Aujourd’hui, maman est morte. Ou peut-être hier, je ne sais pas.
I kept on coming back to that catchy opening line. Of The Outsider, I mean. ‘Mum died today. Or maybe yesterday, I don’t know.’ The thing is, Meursault, it’s like he’s injured, and then he’s brought back too soon. Which is when everything goes pear-shaped. The gaffer should have given him longer to get himself straight.
Your Mum dying and all, that’s got to hurt. Maybe, if she hadn’t died, Meursault would never have shot the guy on the beach. And then he might not have been handed the red card.
Funny how I was reading about Mrs Meursault kicking the bucket, and then it’s Maggie’s turn. La Dame de Fer as they call her here. Madame T. She was like a mother to the nation. And now she’s dead. The Iron Lady… it’s like in Terminator 2 when Arnie lowers himself down into the vat of molten metal. But with the thumbs up right at the end. He knows it’s the right thing to do. It had to be that way. No one goes on for ever.

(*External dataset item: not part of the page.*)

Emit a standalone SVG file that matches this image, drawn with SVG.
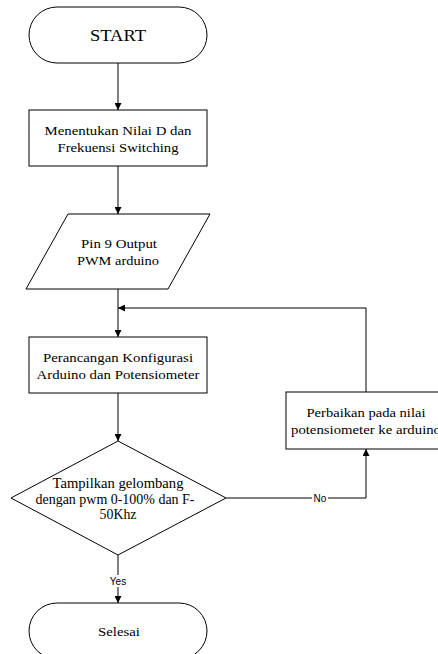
<svg xmlns="http://www.w3.org/2000/svg" width="438" height="654" viewBox="0 0 438 654">
<defs>
<style>
.s{fill:#fff;stroke:#000;stroke-width:1}
.t{font-family:"Liberation Serif","Times New Roman",serif;fill:#000;text-anchor:middle}
.l{fill:none;stroke:#000;stroke-width:1}
.lb{font-family:"Liberation Sans",Arial,sans-serif;font-size:10px;fill:#000;text-anchor:middle}
</style>
<marker id="a" viewBox="0 0 10 10" refX="10" refY="5" markerWidth="7" markerHeight="7" orient="auto" markerUnits="userSpaceOnUse">
<path d="M0,0 L10,5 L0,10 z" fill="#000"/>
</marker>
</defs>
<rect width="438" height="654" fill="#fff"/>
<g id="connectors">
<line class="l" x1="118" y1="63" x2="118" y2="110" marker-end="url(#a)"/>
<line class="l" x1="118" y1="166" x2="118" y2="214" marker-end="url(#a)"/>
<line class="l" x1="118" y1="289" x2="118" y2="337" marker-end="url(#a)"/>
<line class="l" x1="118" y1="393" x2="118" y2="441" marker-end="url(#a)"/>
<line class="l" x1="118" y1="555" x2="118" y2="603" marker-end="url(#a)"/>
<polyline class="l" points="226,498 366,498 366,449" marker-end="url(#a)"/>
<polyline class="l" points="366,392 366,308 118,308" marker-end="url(#a)"/>
<rect x="109" y="575" width="18" height="12" fill="#fff"/>
<text class="lb" x="118" y="585">Yes</text>
<rect x="312" y="492" width="16" height="12" fill="#fff"/>
<text class="lb" x="320" y="502">No</text>
</g>
<g id="start">
<rect class="s" x="29" y="7" width="178" height="56" rx="28" ry="28"/>
<text class="t" x="118" y="41" font-size="16" textLength="56" lengthAdjust="spacingAndGlyphs">START</text>
</g>
<g id="tentukan">
<rect class="s" x="29" y="110" width="178" height="56"/>
<text class="t" x="118" y="135" font-size="13" textLength="147" lengthAdjust="spacingAndGlyphs">Menentukan Nilai D dan</text>
<text class="t" x="118" y="152" font-size="13" textLength="121" lengthAdjust="spacingAndGlyphs">Frekuensi Switching</text>
</g>
<g id="pin9">
<polygon class="s" points="68,214 210,214 168,289 26,289"/>
<text class="t" x="119" y="248" font-size="13" textLength="76" lengthAdjust="spacingAndGlyphs">Pin 9 Output</text>
<text class="t" x="118" y="265" font-size="13" textLength="82" lengthAdjust="spacingAndGlyphs">PWM arduino</text>
</g>
<g id="perancangan">
<rect class="s" x="29" y="337" width="178" height="56"/>
<text class="t" x="118" y="362" font-size="13" textLength="150" lengthAdjust="spacingAndGlyphs">Perancangan Konfigurasi</text>
<text class="t" x="118" y="379" font-size="13" textLength="163" lengthAdjust="spacingAndGlyphs">Arduino dan Potensiometer</text>
</g>
<g id="tampilkan">
<polygon class="s" points="118,441 226,498 118,555 11,498"/>
<text class="t" x="118" y="488" font-size="14" textLength="131" lengthAdjust="spacingAndGlyphs">Tampilkan gelombang</text>
<text class="t" x="115" y="504" font-size="14" textLength="159" lengthAdjust="spacingAndGlyphs">dengan pwm 0-100% dan F-</text>
<text class="t" x="118" y="519" font-size="14" textLength="37" lengthAdjust="spacingAndGlyphs">50Khz</text>
</g>
<g id="perbaikan">
<rect class="s" x="286" y="392" width="160" height="57"/>
<text class="t" x="366" y="417" font-size="13" textLength="119" lengthAdjust="spacingAndGlyphs">Perbaikan pada nilai</text>
<text class="t" x="366" y="434" font-size="13" textLength="150" lengthAdjust="spacingAndGlyphs">potensiometer ke arduino</text>
</g>
<g id="selesai">
<rect class="s" x="29" y="603" width="178" height="56" rx="28" ry="28"/>
<text class="t" x="119" y="636" font-size="13" textLength="42" lengthAdjust="spacingAndGlyphs">Selesai</text>
</g>
</svg>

It made me think of the novel I was reading in China, La Condition humaine. The bit where all prisoners are lined up by the locomotive. In chains. The train isn’t going anywhere. But they are firing up the engine anyway. And what are they using for fuel? The prisoners! One by one they’re chucked in the boiler. Then puffed up out of the funnel. Painful. But I could see what the author was getting at – we’re all going that way, aren’t we? Nothing but smoke in the end. Malraux, Camus, Thatcher, Bobby Moore – all gone. As Sartre said – how did it go? – everything is voué à l’échec. Doomed.